> **Aim of the task**
Provide the data again in its entirety, exactly as given.

(Code that draws figures)
— begin —

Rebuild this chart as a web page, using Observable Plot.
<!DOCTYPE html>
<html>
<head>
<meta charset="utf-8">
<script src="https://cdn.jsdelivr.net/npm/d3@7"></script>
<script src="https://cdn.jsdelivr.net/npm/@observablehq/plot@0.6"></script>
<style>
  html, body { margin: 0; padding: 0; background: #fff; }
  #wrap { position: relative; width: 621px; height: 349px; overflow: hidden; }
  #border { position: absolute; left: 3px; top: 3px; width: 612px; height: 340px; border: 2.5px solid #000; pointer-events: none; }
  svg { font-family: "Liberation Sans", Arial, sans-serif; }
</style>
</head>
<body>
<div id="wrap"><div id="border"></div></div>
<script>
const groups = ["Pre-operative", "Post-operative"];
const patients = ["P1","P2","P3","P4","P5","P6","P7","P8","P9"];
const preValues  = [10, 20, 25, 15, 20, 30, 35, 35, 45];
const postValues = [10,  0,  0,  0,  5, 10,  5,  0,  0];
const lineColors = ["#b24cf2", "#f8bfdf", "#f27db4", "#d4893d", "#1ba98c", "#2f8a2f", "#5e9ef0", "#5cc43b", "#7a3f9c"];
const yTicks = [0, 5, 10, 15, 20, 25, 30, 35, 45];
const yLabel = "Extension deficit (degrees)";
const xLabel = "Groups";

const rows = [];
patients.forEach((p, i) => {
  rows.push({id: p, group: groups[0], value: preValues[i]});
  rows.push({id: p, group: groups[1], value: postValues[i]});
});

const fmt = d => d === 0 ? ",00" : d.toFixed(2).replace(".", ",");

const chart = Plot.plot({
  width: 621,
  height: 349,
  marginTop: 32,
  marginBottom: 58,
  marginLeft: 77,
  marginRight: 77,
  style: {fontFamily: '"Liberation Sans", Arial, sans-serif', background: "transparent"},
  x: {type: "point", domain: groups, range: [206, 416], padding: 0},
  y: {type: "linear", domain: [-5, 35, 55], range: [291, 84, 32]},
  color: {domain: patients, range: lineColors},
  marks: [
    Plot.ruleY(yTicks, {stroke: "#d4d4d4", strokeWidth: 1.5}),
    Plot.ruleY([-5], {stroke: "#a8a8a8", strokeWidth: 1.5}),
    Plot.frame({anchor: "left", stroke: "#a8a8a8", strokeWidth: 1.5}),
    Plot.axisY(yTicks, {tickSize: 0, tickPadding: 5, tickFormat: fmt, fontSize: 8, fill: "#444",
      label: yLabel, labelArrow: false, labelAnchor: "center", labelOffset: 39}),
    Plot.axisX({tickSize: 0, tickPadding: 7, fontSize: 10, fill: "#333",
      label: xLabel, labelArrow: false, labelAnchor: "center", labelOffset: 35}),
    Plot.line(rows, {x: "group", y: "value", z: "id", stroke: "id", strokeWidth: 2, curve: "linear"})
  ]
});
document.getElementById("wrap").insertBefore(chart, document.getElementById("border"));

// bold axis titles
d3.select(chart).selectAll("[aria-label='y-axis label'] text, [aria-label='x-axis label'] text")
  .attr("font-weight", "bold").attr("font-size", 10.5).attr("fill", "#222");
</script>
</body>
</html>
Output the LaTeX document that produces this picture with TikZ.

— end —

> **Output of the task**
Rebuild this chart as a web page, using Observable Plot.
<!DOCTYPE html>
<html>
<head>
<meta charset="utf-8">
<script src="https://cdn.jsdelivr.net/npm/d3@7"></script>
<script src="https://cdn.jsdelivr.net/npm/@observablehq/plot@0.6"></script>
<style>
  html, body { margin: 0; padding: 0; background: #fff; }
  #wrap { position: relative; width: 621px; height: 349px; overflow: hidden; }
  #border { position: absolute; left: 3px; top: 3px; width: 612px; height: 340px; border: 2.5px solid #000; pointer-events: none; }
  svg { font-family: "Liberation Sans", Arial, sans-serif; }
</style>
</head>
<body>
<div id="wrap"><div id="border"></div></div>
<script>
const groups = ["Pre-operative", "Post-operative"];
const patients = ["P1","P2","P3","P4","P5","P6","P7","P8","P9"];
const preValues  = [10, 20, 25, 15, 20, 30, 35, 35, 45];
const postValues = [10,  0,  0,  0,  5, 10,  5,  0,  0];
const lineColors = ["#b24cf2", "#f8bfdf", "#f27db4", "#d4893d", "#1ba98c", "#2f8a2f", "#5e9ef0", "#5cc43b", "#7a3f9c"];
const yTicks = [0, 5, 10, 15, 20, 25, 30, 35, 45];
const yLabel = "Extension deficit (degrees)";
const xLabel = "Groups";

const rows = [];
patients.forEach((p, i) => {
  rows.push({id: p, group: groups[0], value: preValues[i]});
  rows.push({id: p, group: groups[1], value: postValues[i]});
});

const fmt = d => d === 0 ? ",00" : d.toFixed(2).replace(".", ",");

const chart = Plot.plot({
  width: 621,
  height: 349,
  marginTop: 32,
  marginBottom: 58,
  marginLeft: 77,
  marginRight: 77,
  style: {fontFamily: '"Liberation Sans", Arial, sans-serif', background: "transparent"},
  x: {type: "point", domain: groups, range: [206, 416], padding: 0},
  y: {type: "linear", domain: [-5, 35, 55], range: [291, 84, 32]},
  color: {domain: patients, range: lineColors},
  marks: [
    Plot.ruleY(yTicks, {stroke: "#d4d4d4", strokeWidth: 1.5}),
    Plot.ruleY([-5], {stroke: "#a8a8a8", strokeWidth: 1.5}),
    Plot.frame({anchor: "left", stroke: "#a8a8a8", strokeWidth: 1.5}),
    Plot.axisY(yTicks, {tickSize: 0, tickPadding: 5, tickFormat: fmt, fontSize: 8, fill: "#444",
      label: yLabel, labelArrow: false, labelAnchor: "center", labelOffset: 39}),
    Plot.axisX({tickSize: 0, tickPadding: 7, fontSize: 10, fill: "#333",
      label: xLabel, labelArrow: false, labelAnchor: "center", labelOffset: 35}),
    Plot.line(rows, {x: "group", y: "value", z: "id", stroke: "id", strokeWidth: 2, curve: "linear"})
  ]
});
document.getElementById("wrap").insertBefore(chart, document.getElementById("border"));

// bold axis titles
d3.select(chart).selectAll("[aria-label='y-axis label'] text, [aria-label='x-axis label'] text")
  .attr("font-weight", "bold").attr("font-size", 10.5).attr("fill", "#222");
</script>
</body>
</html>
Output the LaTeX document that produces this picture with TikZ.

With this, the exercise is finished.